大晦日の夜、私は一心不乱にネットの海を徘徊していた。
というのも、たまたまInstagramで可愛い女の子がパーカーの上に着物を重ねて着るリール動画を見てしまい、「やっぱ着物いいよな〜」などと思ってしまったのである。元々和装を見るのは好きだったし、自分で着る方にも興味があった。
ネットで何でも手に入るこのご時世、まさか着物も…?と調べてみると、もうすごい。めちゃくちゃな数がヒットする。楽天だと着付けに必要な諸々の小物までセットでだいたい2万〜4万円で手に入ってしまうらしい。しかもデザインがちゃんと可愛い。なんだアフタヌーンティー柄って。可愛いなあ。でも「可愛いなあ」とは思ってもなかなか「これを着たい!」とはならない。そもそも私の身長ではサイズが合う着物自体が貴重だ。どこかで妥協するべきなんだろうかと同じページを3周4周と眺め続け、動物園の動物はこんな気持ちなのかなと考え始めた頃、私はある発見をした。

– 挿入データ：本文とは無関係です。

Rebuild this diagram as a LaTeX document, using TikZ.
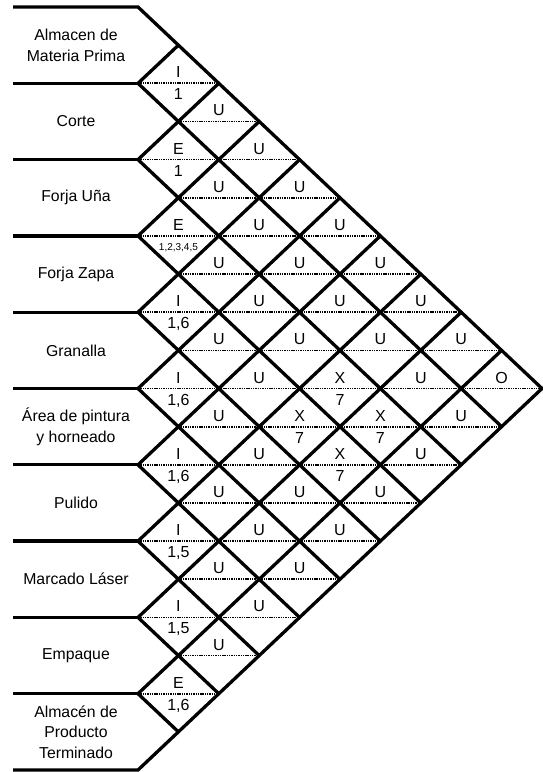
\documentclass[tikz,border=0pt]{standalone}
\usepackage{fontspec}
\setmainfont{Liberation Sans}
\begin{document}
\begin{tikzpicture}[x=1pt,y=-1pt,
  heavy/.style={line width=3.3pt, line join=miter},
  dotline/.style={line width=1.7pt, dash pattern=on 1.4pt off 0.9pt},
  dept/.style={align=center, inner sep=0pt, font=\fontsize{15.8}{20.5}\selectfont},
  rel/.style={anchor=base, inner sep=0pt, font=\fontsize{16}{18}\selectfont},
  reason/.style={anchor=base, inner sep=0pt, font=\fontsize{16}{18}\selectfont},
  small/.style={anchor=base, inner sep=0pt, font=\fontsize{10}{12}\selectfont}]
\def\W{40.4}
\def\H{38.15}
\def\X{138}
\def\Y{7}
\useasboundingbox (0,0) rectangle (543,772);
% coordinates
\foreach \k in {0,...,10}{
  \coordinate (L\k) at (\X, {\Y+2*\k*\H});
  \coordinate (E\k) at (13, {\Y+2*\k*\H});
  \coordinate (DR\k) at ({\X+(10-\k)*\W}, {\Y+(10+\k)*\H});
  \coordinate (UR\k) at ({\X+\k*\W}, {\Y+\k*\H});
}
% dotted middle lines
\foreach \m in {2,...,18}{
  \pgfmathsetmacro{\xl}{mod(\m,2)==0 ? \X : \X+\W}
  \pgfmathsetmacro{\xr}{\m<=10 ? \X+\m*\W : \X+(20-\m)*\W}
  \coordinate (ML\m) at (\xl, {\Y+\m*\H});
  \coordinate (MR\m) at (\xr, {\Y+\m*\H});
  \draw[dotline] (ML\m) -- (MR\m);
}
% heavy lines
\draw[heavy] (E0) -- (L0) -- (DR0) -- (L10) -- (E10);
\foreach \k in {1,...,9}{
  \draw[heavy] (E\k) -- (L\k);
  \draw[heavy] (L\k) -- (DR\k);
  \draw[heavy] (L\k) -- (UR\k);
}
% department names
\foreach \i/\t in {1/{Almacen de\\Materia Prima}, 2/Corte, 3/Forja Uña, 4/Forja Zapa,
  5/Granalla, 6/{Área de pintura\\y horneado}, 7/Pulido, 8/Marcado Láser, 9/Empaque,
  10/{Almacén de\\Producto\\Terminado}}{
  \node[dept] (d\i) at (76, {\Y+(2*\i-1)*\H}) {\t};
}
% relationship letters
\foreach \i/\j/\t in {1/2/I, 1/3/U, 2/3/E, 1/4/U, 2/4/U, 1/5/U, 3/4/E, 2/5/U, 1/6/U,
  3/5/U, 2/6/U, 1/7/U, 4/5/I, 3/6/U, 2/7/U, 1/8/U, 4/6/U, 3/7/U, 2/8/U, 1/9/U,
  5/6/I, 4/7/U, 3/8/X, 2/9/U, 1/10/O, 5/7/U, 4/8/X, 3/9/X, 2/10/U,
  6/7/I, 5/8/U, 4/9/X, 3/10/U, 6/8/U, 5/9/U, 4/10/U, 7/8/I, 6/9/U, 5/10/U,
  7/9/U, 6/10/U, 8/9/I, 7/10/U, 8/10/U, 9/10/E}{
  \node[rel] (u\i-\j) at ({\X+(\j-\i)*\W}, {\Y+(\i+\j-1)*\H-5.5}) {\t};
}
% reasons
\foreach \i/\j/\t in {1/2/1, 2/3/1, 4/5/{1,6}, 5/6/{1,6}, 3/8/7, 4/8/7, 3/9/7,
  6/7/{1,6}, 4/9/7, 7/8/{1,5}, 8/9/{1,5}, 9/10/{1,6}}{
  \node[reason] (r\i-\j) at ({\X+(\j-\i)*\W}, {\Y+(\i+\j-1)*\H+16.5}) {\t};
}
\node[small] (r3-4) at ({\X+\W}, {\Y+6*\H+15}) {1,2,3,4,5};
\end{tikzpicture}
\end{document}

インスタで着物着てる人たち、何をどこで手に入れたかちゃんと書いてくれている。着物は〇〇さん、帯は××さんと丁寧にメンションしているのだ。そこからお店の公式アカウントをチェックすることができ、プロフのリンクからオンラインショップを覗くこともできる。大抵が個人経営の小さなお店やブランドで、楽天で見た初心者セットが可愛く思えるようなお値段を着物単体で叩き出してくる。ここでようやく「多少お高くついても自分が心の底から着たいと思える物を選んだ方がモチベに繋がって良いのでは?」と気がついた。予算という概念は「この額までなら使っても問題ない」額をのことをいうのだから、安くてまあまあな物で妥協するより予算を目一杯使って一番気に入った物を買った方が良いに決まっている。そこからは再びインターネットを巡る畜生となり、自分に合う着物がどこかで見つからないかと彷徨い、時に吠え、時に呻いた。そして私はあるお店で“それ”と出会った。

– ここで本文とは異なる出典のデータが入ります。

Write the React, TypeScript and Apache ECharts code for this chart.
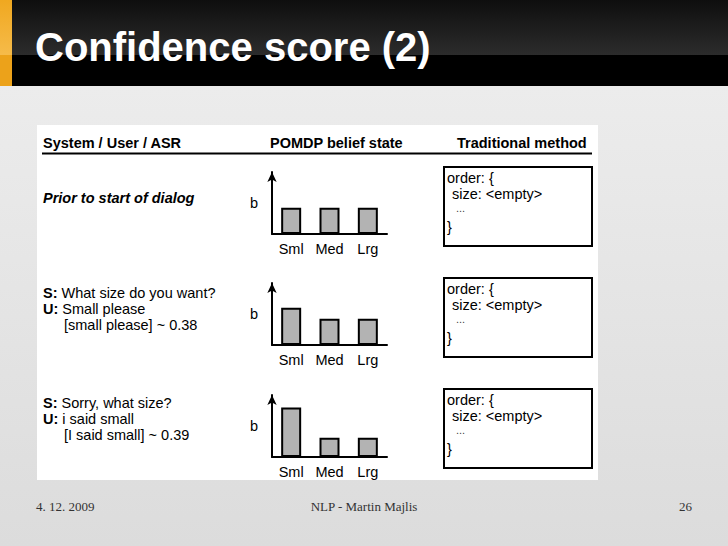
import React, { useEffect, useRef } from "react";
import * as echarts from "echarts";

// ---- data ----
const TITLE = "Confidence score (2)";
const HEADERS = ["System / User / ASR", "POMDP belief state", "Traditional method"];
const CATEGORIES = ["Sml", "Med", "Lrg"];
const BELIEF_PRIOR = [0.34, 0.34, 0.34];
const BELIEF_TURN1 = [0.48, 0.34, 0.34];
const BELIEF_TURN2 = [0.64, 0.25, 0.25];
const BELIEF_MAX = 0.8;
const PRIOR_LABEL = "Prior to start of dialog";
const TURN1 = ["What size do you want?", "Small please", "[small please] ~ 0.38"];
const TURN2 = ["Sorry, what size?", "i said small", "[I said small] ~ 0.39"];
const FRAME_LINES = ["order: {", "size: <empty>", "...", "}"];
const FOOTER = ["4. 12. 2009", "NLP - Martin Majlis", "26"];

const SANS = "Liberation Sans, Arial, Helvetica, sans-serif";
const SERIF = "Liberation Serif, Times New Roman, serif";

function txt(x: number, y: number, text: string, opts: any = {}) {
  return {
    type: "text",
    x,
    y,
    z: opts.z ?? 5,
    style: {
      text,
      fill: opts.fill ?? "#000",
      fontSize: opts.fontSize ?? 14.5,
      fontWeight: opts.fontWeight ?? "normal",
      fontStyle: opts.fontStyle ?? "normal",
      fontFamily: opts.fontFamily ?? SANS,
      align: opts.align ?? "left",
      textAlign: opts.align ?? "left",
      verticalAlign: "middle",
      textVerticalAlign: "middle",
      rich: opts.rich,
    },
  };
}

export default function App() {
  const ref = useRef<HTMLDivElement>(null);

  useEffect(() => {
    if (!ref.current) return;
    const chart = echarts.init(ref.current, null, { renderer: "svg" });

    const gridTops = [172, 283, 395];
    const gridH = 62;
    const beliefs = [BELIEF_PRIOR, BELIEF_TURN1, BELIEF_TURN2];
    const boxTops = [167, 278, 389];
    const boxH = 79;

    const elements: any[] = [];
    // slide background
    elements.push({
      type: "rect",
      z: 0,
      shape: { x: 0, y: 0, width: 728, height: 546 },
      style: {
        fill: new echarts.graphic.LinearGradient(0, 0, 0, 1, [
          { offset: 0, color: "#efefef" },
          { offset: 1, color: "#dcdcdc" },
        ]),
      },
    });
    // title bar
    elements.push({
      type: "rect",
      z: 1,
      shape: { x: 0, y: 0, width: 728, height: 55 },
      style: {
        fill: new echarts.graphic.LinearGradient(0, 0, 0, 1, [
          { offset: 0, color: "#0e0e0e" },
          { offset: 1, color: "#2c2c2c" },
        ]),
      },
    });
    elements.push({
      type: "rect",
      z: 1,
      shape: { x: 0, y: 55, width: 728, height: 31 },
      style: { fill: "#000" },
    });
    elements.push({
      type: "rect",
      z: 2,
      shape: { x: 0, y: 0, width: 12, height: 55 },
      style: {
        fill: new echarts.graphic.LinearGradient(0, 0, 0, 1, [
          { offset: 0, color: "#f0a820" },
          { offset: 1, color: "#f6bb4a" },
        ]),
      },
    });
    elements.push({
      type: "rect",
      z: 2,
      shape: { x: 0, y: 55, width: 12, height: 31 },
      style: { fill: "#eca21a" },
    });
    elements.push(
      txt(35, 47, TITLE, { fill: "#fff", fontSize: 40, fontWeight: "bold", z: 3 })
    );

    // white figure panel
    elements.push({
      type: "rect",
      z: 1,
      shape: { x: 37, y: 125, width: 561, height: 355 },
      style: { fill: "#fff" },
    });

    // headers
    elements.push(txt(43, 142.5, HEADERS[0], { fontWeight: "bold" }));
    elements.push(txt(270, 142.5, HEADERS[1], { fontWeight: "bold" }));
    elements.push(txt(457, 142.5, HEADERS[2], { fontWeight: "bold" }));
    elements.push({
      type: "line",
      z: 4,
      shape: { x1: 42, y1: 153.5, x2: 592, y2: 153.5 },
      style: { stroke: "#000", lineWidth: 2 },
    });

    // left column texts
    elements.push(txt(43, 198, PRIOR_LABEL, { fontWeight: "bold", fontStyle: "italic" }));
    const rich = { b: { fontWeight: "bold", fontSize: 14.5, fontFamily: SANS, fill: "#000" } };
    [TURN1, TURN2].forEach((turn, i) => {
      const y0 = i === 0 ? 293 : 403;
      elements.push(txt(43, y0, "{b|S:} " + turn[0], { rich }));
      elements.push(txt(43, y0 + 16, "{b|U:} " + turn[1], { rich }));
      elements.push(txt(64, y0 + 32, turn[2]));
    });

    // traditional method frames
    boxTops.forEach((top) => {
      elements.push({
        type: "rect",
        z: 4,
        shape: { x: 444, y: top, width: 148, height: boxH },
        style: { fill: "#fff", stroke: "#000", lineWidth: 2 },
      });
      elements.push(txt(447, top + 11, FRAME_LINES[0], { z: 5 }));
      elements.push(txt(452, top + 27, FRAME_LINES[1], { z: 5 }));
      elements.push(txt(456, top + 41, FRAME_LINES[2], { z: 5, fontSize: 11, fill: "#444" }));
      elements.push(txt(447, top + 60, FRAME_LINES[3], { z: 5 }));
    });

    // footer
    elements.push(txt(36, 506, FOOTER[0], { fontFamily: SERIF, fontSize: 13, fill: "#333" }));
    elements.push(
      txt(364, 506, FOOTER[1], { fontFamily: SERIF, fontSize: 13, fill: "#333", align: "center" })
    );
    elements.push(
      txt(692, 506, FOOTER[2], { fontFamily: SERIF, fontSize: 13, fill: "#333", align: "right" })
    );

    const grids = gridTops.map((top) => ({ left: 272, top, width: 115, height: gridH }));
    const xAxes = gridTops.map((_, i) => ({
      type: "category",
      gridIndex: i,
      data: CATEGORIES,
      z: 10,
      axisLine: { show: true, lineStyle: { color: "#000", width: 2 } },
      axisTick: { show: false },
      splitLine: { show: false },
      axisLabel: { color: "#000", fontSize: 14.5, fontFamily: SANS, margin: 7 },
    }));
    const yAxes = gridTops.map((_, i) => ({
      type: "value",
      gridIndex: i,
      min: 0,
      max: BELIEF_MAX,
      z: 10,
      name: "b",
      nameLocation: "middle",
      nameRotate: 0,
      nameGap: 14,
      nameTextStyle: { color: "#000", fontSize: 14.5, fontFamily: SANS },
      axisLine: {
        show: true,
        symbol: ["none", "arrow"],
        symbolSize: [7, 10],
        lineStyle: { color: "#000", width: 2 },
      },
      axisTick: { show: false },
      axisLabel: { show: false },
      splitLine: { show: false },
    }));
    const series = beliefs.map((data, i) => ({
      type: "bar",
      xAxisIndex: i,
      yAxisIndex: i,
      data,
      barWidth: 20,
      z: 11,
      itemStyle: { color: "#b3b3b3", borderColor: "#000", borderWidth: 2 },
      emphasis: { disabled: true },
    }));

    chart.setOption({
      animation: false,
      backgroundColor: "transparent",
      graphic: { elements },
      grid: grids,
      xAxis: xAxes,
      yAxis: yAxes,
      series,
      tooltip: { show: false },
    } as any);

    return () => chart.dispose();
  }, []);

  return (
    <div
      ref={ref}
      style={{ position: "absolute", left: 0, top: 0, width: 728, height: 546 }}
    />
  );
}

白黒の千鳥格子、身丈169cm、洗える素材、しかも今買えば20%オフの割引付き。
私に着られるために存在する着物だ。どうみても寝不足で狂った人間の台詞だが、この時私はそう確信した。小物は別途揃えなければならないが自分で好きな柄と合わせられるならかえって好都合なのでは?この柄ならきちんと着てもサマになるし、中にハイネックやブラウス等を合わせるのも良さそう。
時刻は朝の6時前。正常な判断力と理性を失った悲しきモンスターこと私はほとんど即決でそれをポチった。上のリンク先がSOLD OUTになっているのは私が買ったからである。ちなみに決済でとちったからお店に問い合わせて今返事待ちだし、正月休みで5日まで対応を止めているらしい。
あまりにも見切り発車すぎてこんなんで本当に着物が着られるようになるのか不安で仕方がない(注:自業自得です)。だけど心の底から着たいと思ったのは間違いないし、まず形から入ることで目標が見えてモチベーションが上がるかもしれないし、選ぶ楽しみが増えたとも言えるし…
とりあえず、フォロワーのセンス良い人(よいんちゅ)はこの柄に合いそうな帯の柄や色を教えてください。アーメン。